WW1 ANZAC Day Screenings at the Victoria Theatre, Devonport

Posted by on Apr 21, 2011 | Leave a Comment

Helen Pollock's extraordinary sculpture "Falls The Shadow"

Helen Pollock's extraordinary sculpture "Falls The Shadow"

ANZAC Day, Monday the 25th April

1 pm: Three short documentary films

Actor Robyn Malcolm, sculptor Helen Pollock and film maker David Blyth have individually made the journey back to the WW1 battlefields of Northern France and Belgium to retrace the footsteps of their forefathers. Each has created a personal tribute to the sacrifices of the New Zealand Division on the Western Front..

The films contain interesting archival footage of the New Zealanders on the Western Front in WW1; and particularly around Passchendaele and Le Quesnoy.

The film makers will be present at the ANZAC Day screening for a questions and answers after the screenings of the 3 films.

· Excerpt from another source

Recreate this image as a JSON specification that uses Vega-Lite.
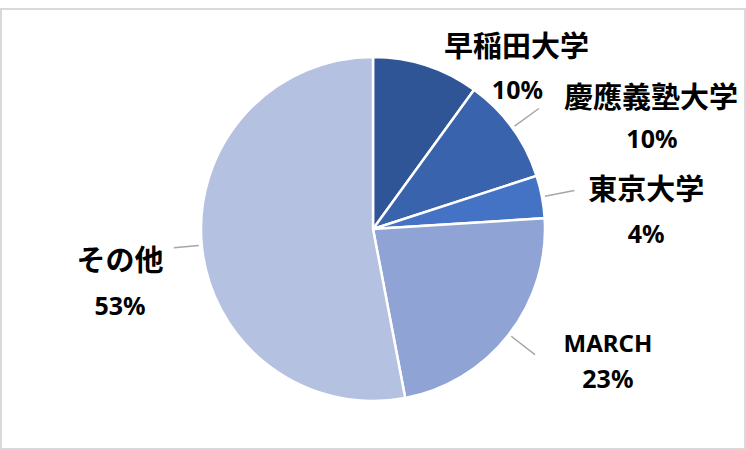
{
  "$schema": "https://vega.github.io/schema/vega-lite/v6.json",
  "width": 746,
  "height": 450,
  "autosize": {"type": "fit", "contains": "padding"},
  "padding": 1,
  "background": "#ffffff",
  "view": {"stroke": "#d9d9d9", "strokeWidth": 2},
  "config": {"view": {"stroke": "#d9d9d9", "strokeWidth": 2}},
  "data": {
    "values": [
      {"cat": "早稲田大学", "share": 0.10},
      {"cat": "慶應義塾大学", "share": 0.10},
      {"cat": "東京大学", "share": 0.04},
      {"cat": "MARCH", "share": 0.23},
      {"cat": "その他", "share": 0.53}
    ]
  },
  "transform": [{"window": [{"op": "row_number", "as": "rank"}]}],
  "encoding": {
    "theta": {"field": "share", "type": "quantitative", "stack": true},
    "order": {"field": "rank", "type": "quantitative"}
  },
  "layer": [
    {
      "mark": {"type": "arc", "radius": 172, "stroke": "#ffffff", "strokeWidth": 2.5},
      "encoding": {
        "color": {
          "field": "cat",
          "type": "nominal",
          "legend": null,
          "scale": {
            "domain": ["早稲田大学", "慶應義塾大学", "東京大学", "MARCH", "その他"],
            "range": ["#2f5597", "#3a63ae", "#4472c4", "#8fa3d4", "#b4c1e1"]
          }
        }
      }
    },
    {
      "mark": {"type": "arc", "radius": 205, "radius2": 175, "padAngle": 3, "fill": null, "stroke": "#a6a6a6", "strokeWidth": 1.5},
      "encoding": {
        "strokeOpacity": {"condition": {"test": "datum.cat === '早稲田大学' || datum.cat === 'その他'", "value": 0}, "value": 1}
      }
    },
    {
      "mark": {"type": "arc", "radius": 200, "radius2": 175, "padAngle": 3, "thetaOffset": 3.2358, "fill": null, "stroke": "#a6a6a6", "strokeWidth": 1.5},
      "encoding": {
        "strokeOpacity": {"condition": {"test": "datum.cat === '東京大学'", "value": 1}, "value": 0}
      }
    },
    {
      "mark": {"type": "text", "radius": 215, "dx": 77, "dy": 23, "font": "Noto Sans CJK JP", "fontSize": 29, "fontWeight": "bold", "align": "center", "baseline": "middle", "color": "#000000"},
      "encoding": {"text": {"condition": {"test": "datum.cat === '早稲田大学'", "field": "cat"}, "value": ""}}
    },
    {
      "mark": {"type": "text", "radius": 215, "dx": 78, "dy": 66, "font": "Noto Sans", "fontSize": 25, "fontWeight": "bold", "align": "center", "baseline": "middle", "color": "#000000"},
      "encoding": {"text": {"condition": {"test": "datum.cat === '早稲田大学'", "field": "share", "format": ".0%"}, "value": ""}}
    },
    {
      "mark": {"type": "text", "radius": 215, "dx": 104, "dy": -4, "font": "Noto Sans CJK JP", "fontSize": 29, "fontWeight": "bold", "align": "center", "baseline": "middle", "color": "#000000"},
      "encoding": {"text": {"condition": {"test": "datum.cat === '慶應義塾大学'", "field": "cat"}, "value": ""}}
    },
    {
      "mark": {"type": "text", "radius": 215, "dx": 105, "dy": 37, "font": "Noto Sans", "fontSize": 25, "fontWeight": "bold", "align": "center", "baseline": "middle", "color": "#000000"},
      "encoding": {"text": {"condition": {"test": "datum.cat === '慶應義塾大学'", "field": "share", "format": ".0%"}, "value": ""}}
    },
    {
      "mark": {"type": "text", "radius": 215, "dx": 62, "dy": 2, "font": "Noto Sans CJK JP", "fontSize": 29, "fontWeight": "bold", "align": "center", "baseline": "middle", "color": "#000000"},
      "encoding": {"text": {"condition": {"test": "datum.cat === '東京大学'", "field": "cat"}, "value": ""}}
    },
    {
      "mark": {"type": "text", "radius": 215, "dx": 62, "dy": 46, "font": "Noto Sans", "fontSize": 25, "fontWeight": "bold", "align": "center", "baseline": "middle", "color": "#000000"},
      "encoding": {"text": {"condition": {"test": "datum.cat === '東京大学'", "field": "share", "format": ".0%"}, "value": ""}}
    },
    {
      "mark": {"type": "text", "radius": 215, "dx": 65, "dy": -16, "font": "Noto Sans", "fontSize": 24, "fontWeight": "bold", "align": "center", "baseline": "middle", "color": "#000000"},
      "encoding": {"text": {"condition": {"test": "datum.cat === 'MARCH'", "field": "cat"}, "value": ""}}
    },
    {
      "mark": {"type": "text", "radius": 215, "dx": 65, "dy": 19, "font": "Noto Sans", "fontSize": 25, "fontWeight": "bold", "align": "center", "baseline": "middle", "color": "#000000"},
      "encoding": {"text": {"condition": {"test": "datum.cat === 'MARCH'", "field": "share", "format": ".0%"}, "value": ""}}
    },
    {
      "mark": {"type": "text", "radius": 215, "dx": -39, "dy": 13, "font": "Noto Sans CJK JP", "fontSize": 29, "fontWeight": "bold", "align": "center", "baseline": "middle", "color": "#000000"},
      "encoding": {"text": {"condition": {"test": "datum.cat === 'その他'", "field": "cat"}, "value": ""}}
    },
    {
      "mark": {"type": "text", "radius": 215, "dx": -39, "dy": 58, "font": "Noto Sans", "fontSize": 25, "fontWeight": "bold", "align": "center", "baseline": "middle", "color": "#000000"},
      "encoding": {"text": {"condition": {"test": "datum.cat === 'その他'", "field": "share", "format": ".0%"}, "value": ""}}
    }
  ]
}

‘Falls the Shadow’ by Helen Pollock and Scott Ewing, shows the background and thinking behind the sculpture installation ‘Falls the Shadow’ by Helen Pollock. It is a personal “taking the box out from the bottom drawer” and an investigation of her father’s involvement as a young signaller on the Western Front. It makes comment on the long term never fully determined or acknowledged tragic consequences of WW1 on subsequent generations of New Zealanders. It was recently shown in the documentary section of the Antipodean Film Festival at St Tropez. 8.43mins

‘Our Lost War’ by Robyn Malcolm. Actor Robyn Malcolm visits the towns of Passchendaele and Ypres in Belgium – both near the cemetery where her great uncle, Private George Salmond, also an ANZAC signaller, is buried. He was killed in the Battle of Passchendaele in 1917, a victim of a battle recognised as a tragedy of poor planning and preparation. Local war experts pay tribute to the New Zealand soldiers’ mettle, and Malcolm looks at the site and reflects on Uncle George and his sacrifice on foreign whenua. 44mins

‘French Connection’ by David Blyth. This is a newly completed film is about David Blyth’s grandfather Colonel Curly Blyth who served on the Western Front. Colonel Curly Blyth lived to be NZ’s oldest soldier surviving from WW1. He died when he was 105.The film focuses on Colonel Blyth’s relationship with the French town of Le Quesnoy which was liberated by New Zealand soldiers during the last days of WW1. 23mins

• 1pm: Three short documentary films will be presented in the Victoria Theatre 44 seat Benwell Cinema. Questions and Answers with the filmmakers immediately after.

Followed by

• 3pm: Feature film ‘Chunuk Bair’ about the tragic involvement of ANZAC troops at Gallipoli, in the 180 seat Victoria Theatre,


$8 to attend either or $12 for both.

One price for all admits, no discounts.